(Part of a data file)
----

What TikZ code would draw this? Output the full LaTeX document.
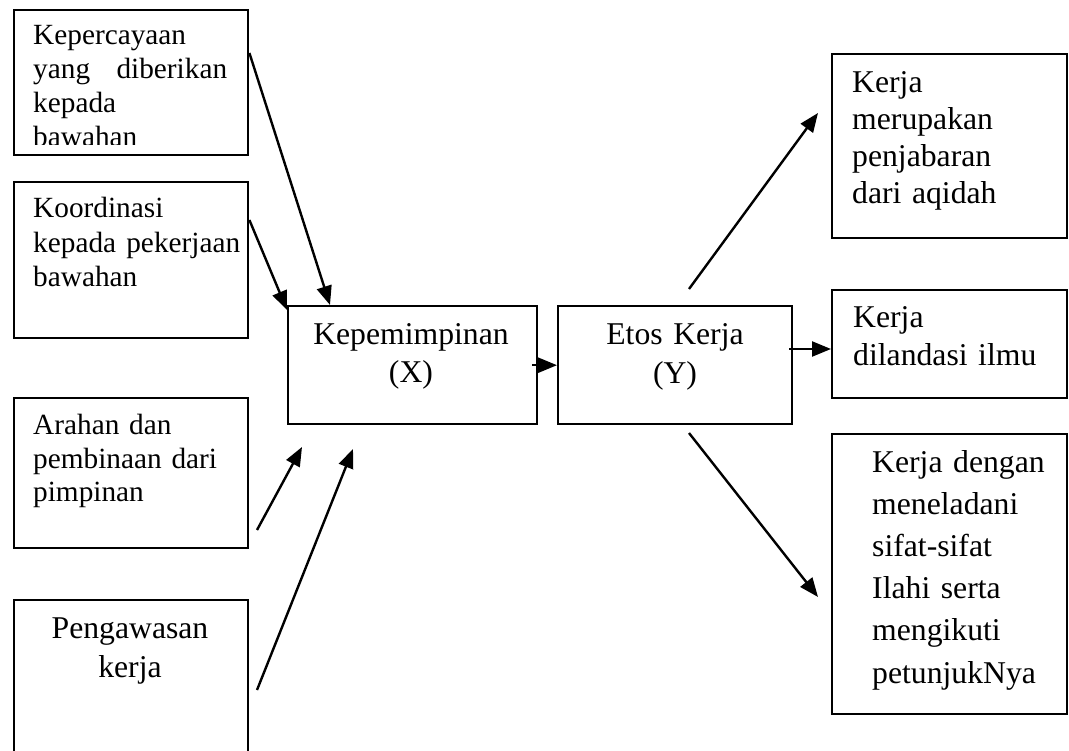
\documentclass[tikz,border=0pt]{standalone}
\usepackage{fontspec}
\setmainfont{Liberation Serif}
\usetikzlibrary{arrows.meta}
\newcommand\myfs[2]{\fontsize{#1pt}{#2pt}\selectfont}
\begin{document}
\begin{tikzpicture}[x=1pt,y=-1pt,
  box/.style={draw, line width=2.4pt, inner sep=0pt, anchor=north west},
  lbl/.style={inner sep=0pt, anchor=base west, align=left, text width=#1},
  ctr/.style={inner sep=0pt, anchor=base, align=center, text width=#1},
  arr/.style={line width=2.4pt, -{Triangle[length=19pt,width=15pt]}}
]
\useasboundingbox (0,0) rectangle (1069,751);
\clip (0,0) rectangle (1069,751);

% boxes
\node[box, minimum width=234pt, minimum height=145pt] (b1) at (13,9) {};
\node[box, minimum width=234pt, minimum height=156pt] (b2) at (13,181) {};
\node[box, minimum width=234pt, minimum height=150pt] (b3) at (13,397) {};
\node[box, minimum width=234pt, minimum height=170pt] (b4) at (13,599) {};
\node[box, minimum width=249pt, minimum height=118pt] (kep) at (287,305) {};
\node[box, minimum width=234pt, minimum height=118pt] (etos) at (557,305) {};
\node[box, minimum width=235pt, minimum height=184pt] (r1) at (831,53) {};
\node[box, minimum width=235pt, minimum height=108pt] (r2) at (831,289) {};
\node[box, minimum width=235pt, minimum height=280pt] (r3) at (831,433) {};

% texts
\begin{scope}
\clip (13,9) rectangle (247,144.5);
\node[lbl=205pt, font=\myfs{29.3}{34}] (t1) at (33,45)
  {Kepercayaan\\\makebox[194pt][l]{yang\hfill diberikan}\\kepada\\bawahan};
\end{scope}
\node[lbl=210pt, font=\myfs{29.3}{34.5}] (t2) at (33,218)
  {Koordinasi\\\makebox[207pt][l]{kepada\hfill pekerjaan}\\bawahan};
\node[lbl=210pt, font=\myfs{29.3}{33.5}] (t3) at (33,435)
  {Arahan dan\\pembinaan dari\\pimpinan};
\node[ctr=220pt, font=\myfs{31.7}{39}] (t4) at (130,638)
  {Pengawasan\\kerja};
\node[ctr=230pt, font=\myfs{31.7}{38}] (tk) at (411,345)
  {Kepemimpinan\\(X)};
\node[ctr=220pt, font=\myfs{31.7}{39}] (te) at (675,345)
  {Etos Kerja\\(Y)};
\node[lbl=210pt, font=\myfs{31.7}{36.7}] (tr1) at (852,93)
  {Kerja\\merupakan\\penjabaran\\dari aqidah};
\node[lbl=210pt, font=\myfs{31.7}{38}] (tr2) at (853,328)
  {Kerja\\dilandasi ilmu};
\node[lbl=190pt, font=\myfs{31.7}{42.2}] (tr3) at (872,472)
  {Kerja dengan\\meneladani\\sifat-sifat\\Ilahi serta\\mengikuti\\petunjukNya};

% free connector ends
\coordinate (a3s) at (257,530);
\coordinate (a3e) at (302,447);
\coordinate (a4s) at (257,690);
\coordinate (a4e) at (353,449);
\coordinate (a7s) at (689,289);
\coordinate (a7e) at (818,113);
\coordinate (a8s) at (689,433);
\coordinate (a8e) at (818,597);

% connectors
\draw[arr] (b1.east |- 0,53) -- (kep.north -| 330,0);
\draw[arr] (b2.east |- 0,220) -- ([yshift=-5pt]kep.north west);
\draw[arr] (a3s) -- (a3e);
\draw[arr] (a4s) -- (a4e);
\draw[arr] ([xshift=-6pt]kep.east) -- (etos.west);
\draw[arr] ([xshift=-4pt]etos.east |- 0,349) -- (r2.west |- 0,349);
\draw[arr] (a7s) -- (a7e);
\draw[arr] (a8s) -- (a8e);
\end{tikzpicture}
\end{document}
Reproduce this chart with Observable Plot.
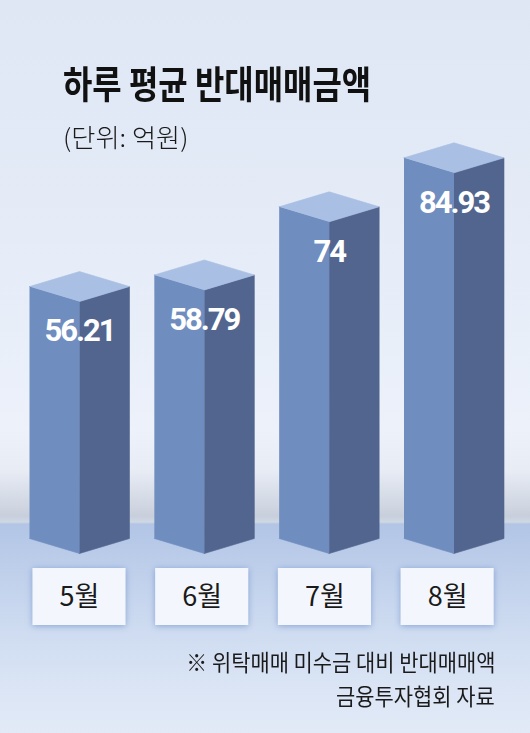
<!DOCTYPE html>
<html><head><meta charset="utf-8">
<script src="https://cdn.jsdelivr.net/npm/d3@7"></script>
<script src="https://cdn.jsdelivr.net/npm/@observablehq/plot@0.6"></script>
<style>
html,body{margin:0;padding:0;}
body{width:530px;height:733px;overflow:hidden;font-family:"Noto Sans CJK KR",sans-serif;}
#wrap{position:relative;width:530px;height:733px;background:
 linear-gradient(to bottom, #dfe7f5 0px, #e4ebf7 200px, #ecf1fa 430px, #e7ecf5 470px, #d2d8e3 503px, #c8cfdc 516px, #d0d8e4 522px, #b2c5e5 524px, #bccdea 560px, #ccdaf0 620px, #dbe5f5 690px, #e2eaf7 733px);}
#chart{position:absolute;left:0;top:0;}
.t{position:absolute;white-space:nowrap;color:#111;line-height:1;}
#title{left:63px;top:63px;font-size:38px;font-weight:700;transform:scaleX(0.84);transform-origin:0 0;}
#unit{left:63px;top:124px;font-size:25px;font-weight:300;color:#1a1a1a;transform:scaleX(1.05);transform-origin:0 0;}
.note{right:35px;font-size:22.5px;font-weight:400;color:#1a1a1a;transform:scaleX(0.93);transform-origin:100% 0;}
#note1{top:650px;}
#note2{top:684px;}
</style></head>
<body>
<div id="wrap">
  <div id="chart"></div>
  <div class="t" id="title"></div>
  <div class="t" id="unit"></div>
  <div class="t note" id="note1"></div>
  <div class="t note" id="note2"></div>
</div>
<script>
const months = ["5월", "6월", "7월", "8월"];
const values = [56.21, 58.79, 74, 84.93];
const valueLabels = ["56.21", "58.79", "74", "84.93"];
const title = "하루 평균 반대매매금액";
const unitText = "(단위: 억원)";
const notes = ["※ 위탁매매 미수금 대비 반대매매액", "금융투자협회 자료"];

document.getElementById("title").textContent = title;
document.getElementById("unit").textContent = unitText;
document.getElementById("note1").textContent = notes[0];
document.getElementById("note2").textContent = notes[1];

// scale settings
const xRange = [79, 453.5];
const yDomain = [0, 85];
const yRange = [553, 172];
const kx = (xRange[1] - xRange[0]) / 3;
const ky = (yRange[0] - yRange[1]) / (yDomain[1] - yDomain[0]);
const hw = 50 / kx;      // half width of a bar (in x units)
const dep = 15 / ky;     // isometric depth (in y units)
const boxStep = 0.983;   // label boxes are spaced slightly tighter than bars

const rows = months.map((m, i) => ({m, i, v: values[i], label: valueLabels[i]}));
const poly = (f) => rows.flatMap(r => f(r).map(([x, y]) => ({m: r.m, x, y})));

const leftFace = poly(r => [[r.i - hw, r.v + dep], [r.i, r.v], [r.i, 0], [r.i - hw, dep]]);
const rightFace = poly(r => [[r.i, r.v], [r.i + hw, r.v + dep], [r.i + hw, dep], [r.i, 0]]);
const topFace = poly(r => [[r.i - hw, r.v + dep], [r.i, r.v + 2 * dep], [r.i + hw, r.v + dep], [r.i, r.v]]);

const chart = Plot.plot({
  width: 530,
  height: 733,
  margin: 0,
  x: {type: "linear", domain: [0, 3], range: xRange, axis: null},
  y: {domain: yDomain, range: yRange, axis: null},
  style: {background: "transparent", overflow: "visible"},
  marks: [
    Plot.line(leftFace, {x: "x", y: "y", z: "m", fill: "#6f8dbf", stroke: "#6f8dbf", strokeWidth: 0.6}),
    Plot.line(rightFace, {x: "x", y: "y", z: "m", fill: "#51658f", stroke: "#51658f", strokeWidth: 0.6}),
    Plot.line(topFace, {x: "x", y: "y", z: "m", fill: "#a9bfe3", stroke: "#a9bfe3", strokeWidth: 0.6}),
    Plot.text(rows, {x: "i", y: "v", dy: 30, text: "label", fill: "white", fontSize: 31, fontWeight: "bold", fontFamily: "Roboto, sans-serif"}),
    Plot.rect(rows, {x1: r => r.i * boxStep - 0.373, x2: r => r.i * boxStep + 0.373, y1: -15 / ky, y2: -72 / ky, fill: "#f3f7fd"}),
    Plot.text(rows, {x: r => r.i * boxStep, y: -44 / ky, text: "m", fill: "#1a1a1a", fontSize: 27, fontFamily: "'Noto Sans CJK KR', sans-serif"})
  ]
});
chart.querySelectorAll('g[aria-label="rect"]').forEach(g => g.style.filter = "drop-shadow(0px 1px 3px rgba(80,120,190,0.55))");
chart.querySelectorAll('g[aria-label="text"]').forEach((g, k) => { if (k === 0) g.style.letterSpacing = "-2px"; });
document.getElementById("chart").appendChild(chart);
</script>
</body></html>
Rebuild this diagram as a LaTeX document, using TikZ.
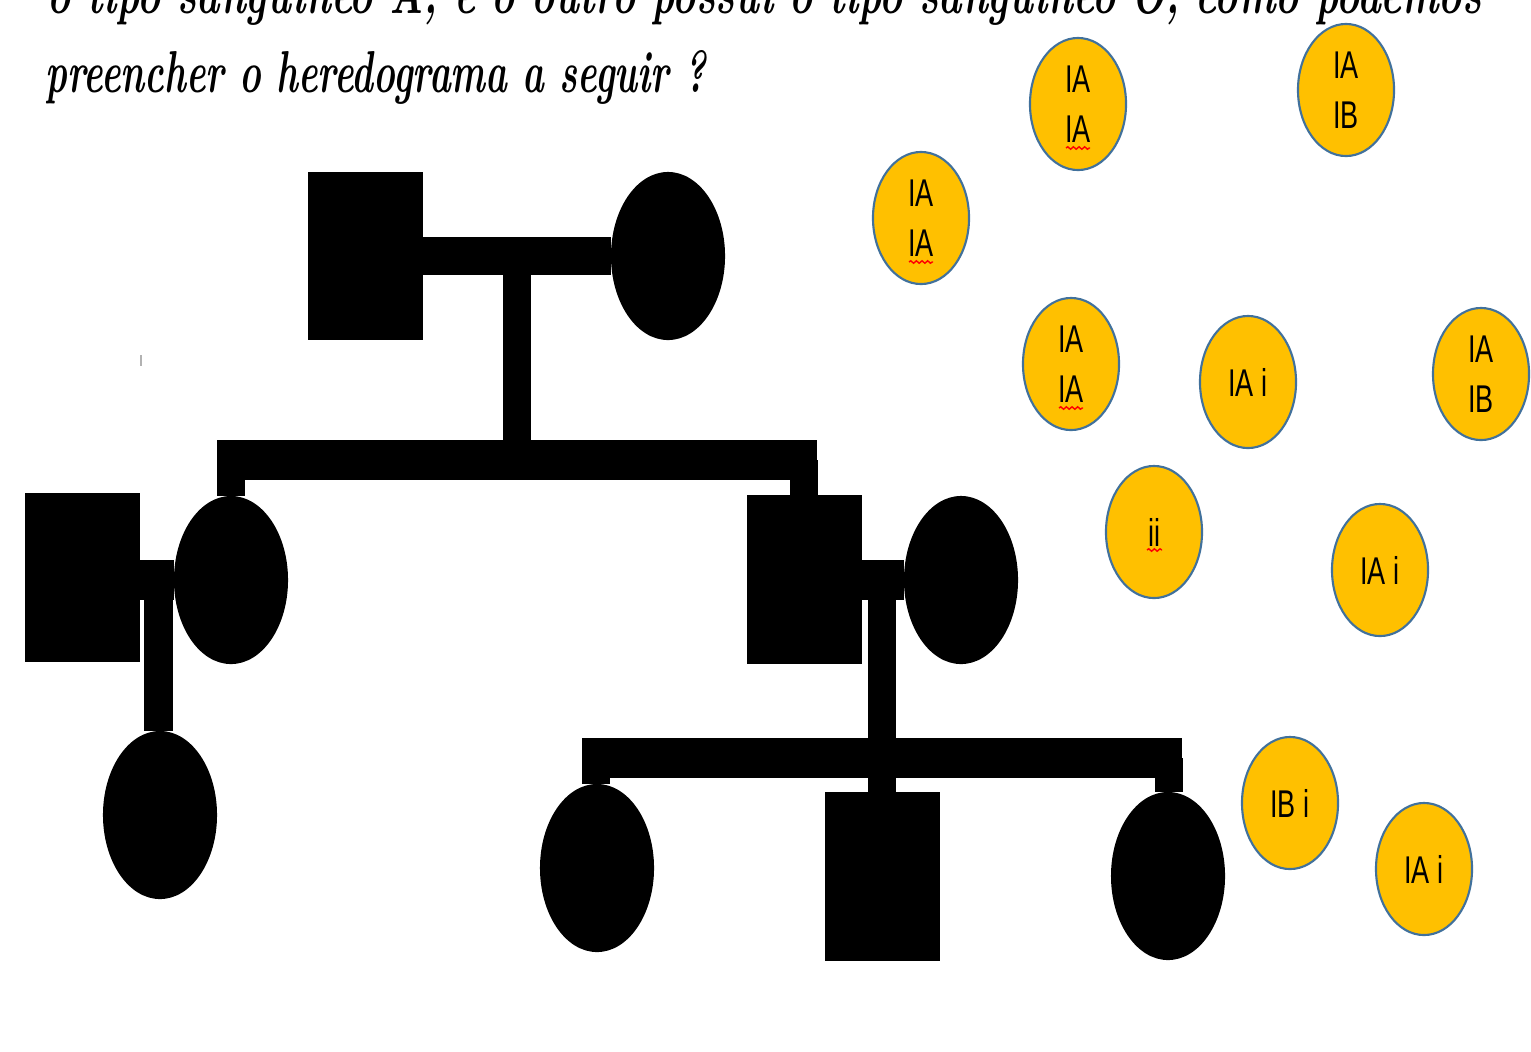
\documentclass[tikz,border=0pt]{standalone}
\usepackage{graphicx}
\usepackage{fontspec}
\newfontfamily\gfont[FakeStretch=0.7]{Liberation Sans}
\usetikzlibrary{shapes.geometric,decorations.pathmorphing}
\definecolor{gold}{HTML}{FFC000}
\definecolor{edgeblue}{HTML}{41719C}
\begin{document}
\begin{tikzpicture}[x=0.01cm,y=-0.01cm,
  person/.style={fill=black, inner sep=0pt, outer sep=0pt},
  male/.style={person, rectangle, minimum width=1.15cm, minimum height=1.68cm},
  female/.style={person, ellipse, minimum width=1.14cm, minimum height=1.68cm},
  allele/.style={ellipse, fill=gold, draw=edgeblue, line width=0.6pt, minimum width=0.96cm,
    minimum height=1.32cm, inner sep=0pt, align=center, font=\gfont\fontsize{11}{14.2}\selectfont},
  bar/.style={draw=black, line width=0.4cm},
  drop/.style={draw=black, line width=0.28cm},
  wavy/.style={draw=red, line width=0.4pt, decorate, decoration={snake, amplitude=0.35pt, segment length=1.6pt}},
  title/.style={anchor=base west, inner sep=0pt}
]
\useasboundingbox (0,0) rectangle (1531,1051);
\clip (0,0) rectangle (1531,1051);
\fill[white] (0,0) rectangle (1531,1051);

% title text
\node[title] (t1) at (47,13) {\resizebox{14.33cm}{0.42cm}{\bfseries\itshape o tipo sanguíneo A, e o outro possui o tipo sanguíneo O, como podemos}};
\node[title] (t2) at (45,92) {\resizebox{6.6cm}{0.42cm}{\bfseries\itshape preencher o heredograma a seguir ?}};

% pedigree persons
\node[male]   (I1)   at (365.5,256) {};
\node[female] (I2)   at (668,256) {};
\node[male]   (II1)  at (82.5,577.5) {};
\node[female] (II2)  at (231,580) {};
\node[male]   (II3)  at (804.5,579.5) {};
\node[female] (II4)  at (961,580) {};
\node[female] (III1) at (160,815) {};
\node[female] (III2) at (597,868) {};
\node[male]   (III3) at (882.5,876.5) {};
\node[female] (III4) at (1168,876) {};

% generation I
\draw[draw=black, line width=0.38cm] (I1.east) -- (I2.west);
\coordinate (m1) at (517,256);
\coordinate (s1) at (517,460);
\draw[drop] (m1) -- (s1);
\coordinate (s1l) at (217,460);
\coordinate (s1r) at (817,460);
\draw[bar] (s1l) -- (s1r);
\coordinate (s1a) at (231,460);
\coordinate (s1b) at (804,460);
\draw[drop] (s1a) -- (II2.north);
\draw[drop] (s1b) -- (s1b |- II3.north);

% left couple
\draw[bar] (II1.east |- II2.west) -- (II2.west);
\coordinate (m2) at (158.5,580);
\draw[drop] (m2) -- (m2 |- III1.north);

% right couple
\draw[bar] (II3.east |- II4.west) -- (II4.west);
\coordinate (m3) at (882,580);
\draw[drop] (m3) -- (m3 |- III3.north);
\coordinate (s2l) at (582,758);
\coordinate (s2r) at (1182,758);
\draw[bar] (s2l) -- (s2r);
\coordinate (s2a) at (596,758);
\coordinate (s2b) at (1168.5,758);
\draw[drop] (s2a) -- (s2a |- III2.north);
\draw[drop] (s2b) -- (s2b |- III4.north);

% small tick mark
\coordinate (tk) at (141,355);
\draw[gray!60, line width=0.5pt] (tk) -- ++(0,11);

% allele ellipses
\node[allele] (a1)  at (921,218)  {IA\\IA};
\node[allele] (a2)  at (1078,104) {IA\\IA};
\node[allele] (a3)  at (1346,90)  {IA\\IB};
\node[allele] (a4)  at (1071,364) {IA\\IA};
\node[allele] (a5)  at (1248,382) {IA i};
\node[allele] (a6)  at (1481,374) {IA\\IB};
\node[allele] (a7)  at (1154,532) {ii};
\node[allele] (a8)  at (1380,570) {IA i};
\node[allele] (a9)  at (1290,803) {IB i};
\node[allele] (a10) at (1424,869) {IA i};

% spell-check wavy underlines
\draw[wavy] ([shift={(-12,44)}]a1.center) -- ++(24,0);
\draw[wavy] ([shift={(-12,44)}]a2.center) -- ++(24,0);
\draw[wavy] ([shift={(-12,44)}]a4.center) -- ++(24,0);
\draw[wavy] ([shift={(-7,18)}]a7.center) -- ++(15,0);
\end{tikzpicture}
\end{document}
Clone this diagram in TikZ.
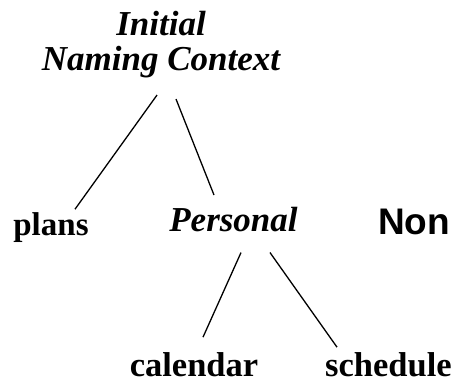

----

Short problem: Report all lines of the data above that include the string "diagram".

Full output:
Rebuild this diagram as a LaTeX document, using TikZ.
Clone this diagram in TikZ.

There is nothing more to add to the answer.